The group, which operates the publicly funded St Vincent’s University Hospital in Elm Park and St Michael’s Hospital in Dún Laoghaire, as well as St Vincent’s Private Hospital, is currently in dispute with the Health Service Executive over whether consultants employed in the public institutions on a type B contract can engage in practice in the private facility.
Since 2008, new hospital consultants have been appointed under either a category A contract, which allows them to work only in public hospitals, or on a type B contract, which permits limited private practice in public hospitals.
However, the St Vincent’s Healthcare Group told the HSE in correspondence earlier this month that its legal advice was that, as its private hospital was co-located with the public facility and operated by the same employer, its category B consultants could work in both institutions on its campus.

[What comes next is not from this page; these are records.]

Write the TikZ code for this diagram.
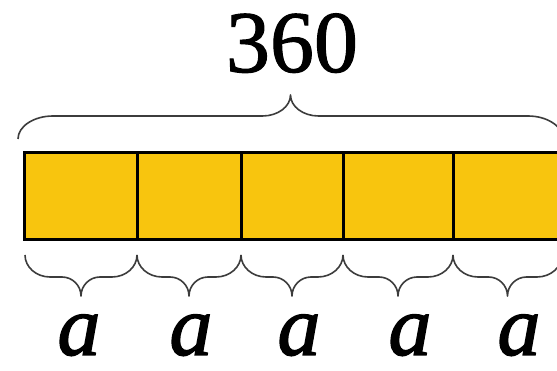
\documentclass[tikz,border=0pt]{standalone}
\usepackage{fontspec}
\setmainfont{Liberation Serif}
\newfontfamily\heavyserif[RawFeature={embolden=1.2}]{Liberation Serif}
\newfontfamily\heavyserifi[RawFeature={embolden=1.6}]{Liberation Serif}
\definecolor{baryellow}{HTML}{F8C50E}
\definecolor{bracegray}{HTML}{3C3C3C}
\tikzset{
  cell/.style={draw=black, fill=baryellow, line width=3pt, rectangle, inner sep=0pt, outer sep=0pt, minimum height=87pt},
  bracestyle/.style={draw=bracegray, line width=1.6pt, line join=round},
  biglabel/.style={font=\heavyserif\fontsize{88}{88}\selectfont, inner sep=0pt, anchor=base},
  partlabel/.style={font=\heavyserifi\fontsize{86}{86}\selectfont\itshape, inner sep=0pt, anchor=base},
}
% #1 xl, #2 xr, #3 y base, #4 y middle, #5 y tip, #6 end-curve width, #7 tip-curve width
\newcommand\mybrace[7]{%
  \draw[bracestyle]
    (#1,#3) .. controls (#1,{#3+0.55*(#4-#3)}) and ({#1+0.45*#6},#4) .. ({#1+#6},#4)
    -- ({(#1+#2)/2-#7},#4) .. controls ({(#1+#2)/2-0.45*#7},#4) and ({(#1+#2)/2},{#4+0.45*(#5-#4)}) .. ({(#1+#2)/2},#5)
    .. controls ({(#1+#2)/2},{#4+0.45*(#5-#4)}) and ({(#1+#2)/2+0.45*#7},#4) .. ({(#1+#2)/2+#7},#4)
    -- ({#2-#6},#4) .. controls ({#2-0.45*#6},#4) and (#2,{#3+0.55*(#4-#3)}) .. (#2,#3);
}
\begin{document}
\begin{tikzpicture}[x=1pt,y=-1pt]
\clip (0,0) rectangle (557,371);
\fill[white] (0,0) rectangle (557,371);
% bar cells
\node[cell, minimum width=113pt] (c1) at (80.5,196.5) {};
\node[cell, minimum width=104pt] (c2) at (189,196.5) {};
\node[cell, minimum width=102pt] (c3) at (292,196.5) {};
\node[cell, minimum width=110pt] (c4) at (398,196.5) {};
\node[cell, minimum width=109pt] (c5) at (507.5,196.5) {};
% top brace and total
\mybrace{18}{563}{139}{116}{95}{35}{28}
\node[biglabel] (total) at (292,72) {360};
% bottom braces
\mybrace{25}{137}{255}{277}{296}{25}{19}
\mybrace{137}{241}{255}{277}{296}{25}{19}
\mybrace{241}{343}{255}{277}{296}{25}{19}
\mybrace{343}{453}{255}{277}{296}{25}{19}
\mybrace{453}{562}{255}{277}{296}{25}{19}
% labels
\node[partlabel] (a1) at (79,355) {a};
\node[partlabel] (a2) at (191,355) {a};
\node[partlabel] (a3) at (299,355) {a};
\node[partlabel] (a4) at (410,355) {a};
\node[partlabel] (a5) at (519,355) {a};
\end{tikzpicture}
\end{document}
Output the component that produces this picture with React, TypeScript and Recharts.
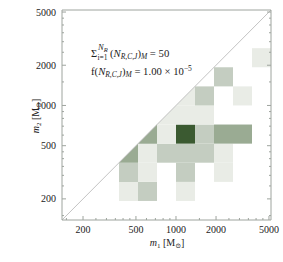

Last Wednesday, the HSE’s national director of human resources, Barry O’Brien, wrote to St Vincent’s Healthcare Group seeking full disclosure on a consultant-by-consultant basis regarding doctors with category B contracts who engaged in private practice in St Vincent’s Private Hospital.
He said that summary information provided earlier by the group identifying 95 consultants holding either standard or academic type B contracts was “insufficient”.
The issue of category B consultants in St Vincent’s University Hospital was raised by Fine Gael TD Simon Harris when senior figures from the St Vincent’s Healthcare Group appeared before the Oireachtas Committee of Public Accounts in January.
A number of other private hospitals in Dublin have contended that St Vincent’s Private Hospital enjoys an unfair advantage by being able to avail of the services of consultants with category B contracts employed in the public hospital. In correspondence to the HSE earlier this month, the group chief executive of the St Vincent’s Healthcare Group, Nicholas Jermyn, said the 554- bed St Vincent’s University Hospital and St Vincent’s Private Hospital with its 236 beds complemented each other.
Working in tandem
“The level of patients requiring treatment in the public hospital is reduced by the fact that many patients who have insurance are treated in St Vincent’s Private Hospital, as has been the case over the last 30 years.
“If we did not have a private hospital working in tandem, as part of the healthcare group, with the public hospital, St Vincent’s University Hospital would require substantially more beds to meet the needs of patients.”
Mr Jermyn said that since the closure of the emergency department at St Columcille’s Hospital in Loughlinstown last year, St Vincent’s University Hospital had been operating with between 40 and 90 beds over its complement.
“If St Vincent’s Private Hospital was not operating in tandem with St Vincent’s University Hospital, we believe the situation would be unmanageable and even further compromise the public hospital concerning its capacity to deal with patient demand.”
Mr Jermyn said that, at present, based on its current number of beds, the public hospital “cannot meet the demand for services and the gap between the hospital’s ability to provide services versus demand is growing”.